START Entries

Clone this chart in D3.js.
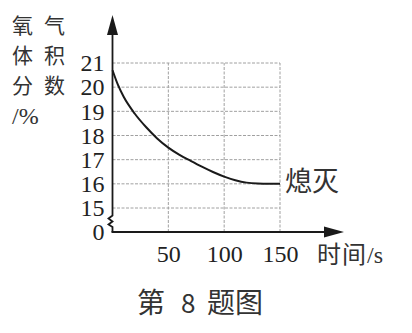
<!DOCTYPE html>
<html>
<head>
<meta charset="utf-8">
<script src="https://cdn.jsdelivr.net/npm/d3@7"></script>
<style>
  body { margin: 0; background: #fff; }
  svg { display: block; }
  .cjk { font-family: "Noto Sans CJK SC", sans-serif; fill: #333; }
</style>
</head>
<body>
<svg id="chart"></svg>
<script>
var SERIF = "'Liberation Serif', 'DejaVu Serif', 'Times New Roman', serif";

// data
var times = [0, 5, 10, 20, 30, 40, 50, 60, 70, 80, 90, 100, 110, 120, 130, 140, 150];
var oxygen = [20.7, 20.08, 19.6, 18.9, 18.35, 17.88, 17.5, 17.2, 16.95, 16.71, 16.49, 16.3, 16.15, 16.05, 16.01, 16.0, 16.0];
var yTicks = [0, 15, 16, 17, 18, 19, 20, 21];
var xTicks = [50, 100, 150];
var yLabelLines = ["氧气", "体积", "分数"];

var width = 412, height = 333;
var svg = d3.select("#chart").attr("width", width).attr("height", height);

var ox = 112.5, oy = 232;
var x = d3.scaleLinear().domain([0, 150]).range([ox, 280]);
// broken axis: 0..15 squeezed, 15..21 normal
var y = d3.scaleLinear().domain([0, 15, 21]).range([oy, 208, 63]);

// grid
var grid = svg.append("g").attr("stroke", "#a0a0a0").attr("stroke-width", 1)
  .attr("stroke-dasharray", "3,1.5");
grid.selectAll("line.h").data(yTicks.filter(function (d) { return d >= 15; }))
  .enter().append("line").attr("class", "h")
  .attr("x1", ox).attr("x2", x(150))
  .attr("y1", function (d) { return y(d); }).attr("y2", function (d) { return y(d); });
grid.selectAll("line.v").data(xTicks).enter().append("line").attr("class", "v")
  .attr("x1", function (d) { return x(d); }).attr("x2", function (d) { return x(d); })
  .attr("y1", oy).attr("y2", y(21));

// the curve
var pts = times.map(function (t, i) { return [t, oxygen[i]]; });
svg.append("path").datum(pts)
  .attr("fill", "none").attr("stroke", "#1a1a1a").attr("stroke-width", 2)
  .attr("d", d3.line().x(function (d) { return x(d[0]); }).y(function (d) { return y(d[1]); })
    .curve(d3.curveMonotoneX));

// axes with arrows
var ax = svg.append("g").attr("stroke", "#1a1a1a").attr("stroke-width", 1.8).attr("fill", "none");
ax.append("path").attr("d",
  "M" + ox + "," + oy + " L" + ox + ",227 L108.5,224.5 L" + ox + ",221.5 L108.5,218.5 L" + ox + ",215.5 L" + ox + ",30");
ax.append("path").attr("d", "M" + (ox - 1) + "," + oy + " L330," + oy);
svg.append("path").attr("fill", "#1a1a1a")
  .attr("d", "M" + ox + ",15 L" + (ox - 5.5) + ",35 L" + (ox + 5.5) + ",35 Z");
svg.append("path").attr("fill", "#1a1a1a")
  .attr("d", "M344," + oy + " L324," + (oy - 5.5) + " L324," + (oy + 5.5) + " Z");

// tick labels
var yAxis = svg.append("g").attr("transform", "translate(" + ox + ",0)")
  .call(d3.axisLeft(y).tickValues(yTicks).tickSize(0).tickPadding(8));
yAxis.select(".domain").remove();
yAxis.attr("font-family", SERIF).attr("font-size", 24);
yAxis.selectAll("text").attr("fill", "#222").style("font-family", SERIF);

var xAxis = svg.append("g").attr("transform", "translate(0," + oy + ")")
  .call(d3.axisBottom(x).tickValues(xTicks).tickSize(0).tickPadding(13));
xAxis.select(".domain").remove();
xAxis.attr("font-family", SERIF).attr("font-size", 24);
xAxis.selectAll("text").attr("fill", "#222").style("font-family", SERIF);

// y title, one text block
var yt = svg.append("text").attr("class", "cjk").style("font-size", "21px").style("letter-spacing", "11px");
yt.selectAll("tspan").data(yLabelLines).enter().append("tspan")
  .attr("x", 12).attr("y", function (d, i) { return 33 + i * 30; }).text(function (d) { return d; });
yt.append("tspan").attr("x", 12).attr("y", 124)
  .style("font-family", SERIF).style("letter-spacing", "0px").style("font-size", "24px").text("/%");

// x title
var xt = svg.append("text").attr("class", "cjk").attr("y", 263).style("font-size", "24px");
xt.append("tspan").attr("x", 317).text("时");
xt.append("tspan").attr("x", 342).text("间");
xt.append("tspan").attr("x", 367).style("font-family", SERIF).text("/s");

// end label
svg.append("text").attr("class", "cjk").attr("x", 285).attr("y", 191)
  .style("font-size", "27px").text("熄灭");

// caption
var cap = svg.append("text").attr("class", "cjk").attr("y", 313).style("font-size", "28px");
cap.append("tspan").attr("x", 137).text("第");
cap.append("tspan").attr("x", 181).style("font-size", "26px").text("8");
cap.append("tspan").attr("x", 207).text("题图");
</script>
</body>
</html>
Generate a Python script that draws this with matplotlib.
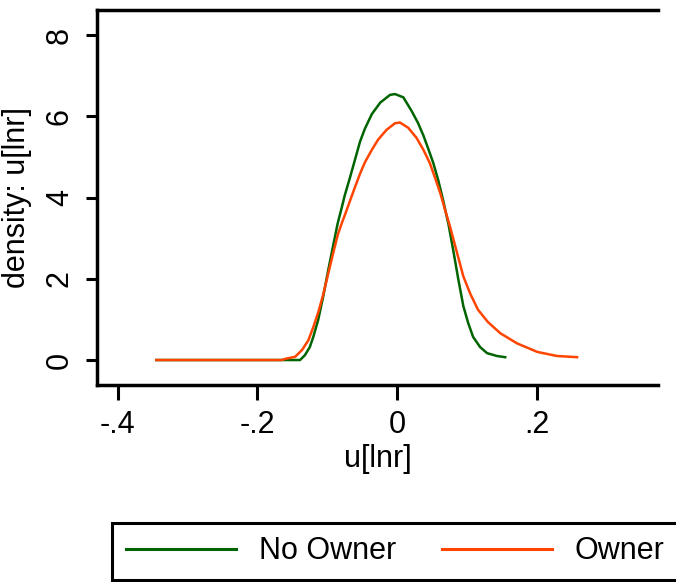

END Entries

**Task statement:**
Locate each line containing the string "this" and show it.

**Solution to the problem:**
Clone this chart in D3.js.
Generate a Python script that draws this with matplotlib.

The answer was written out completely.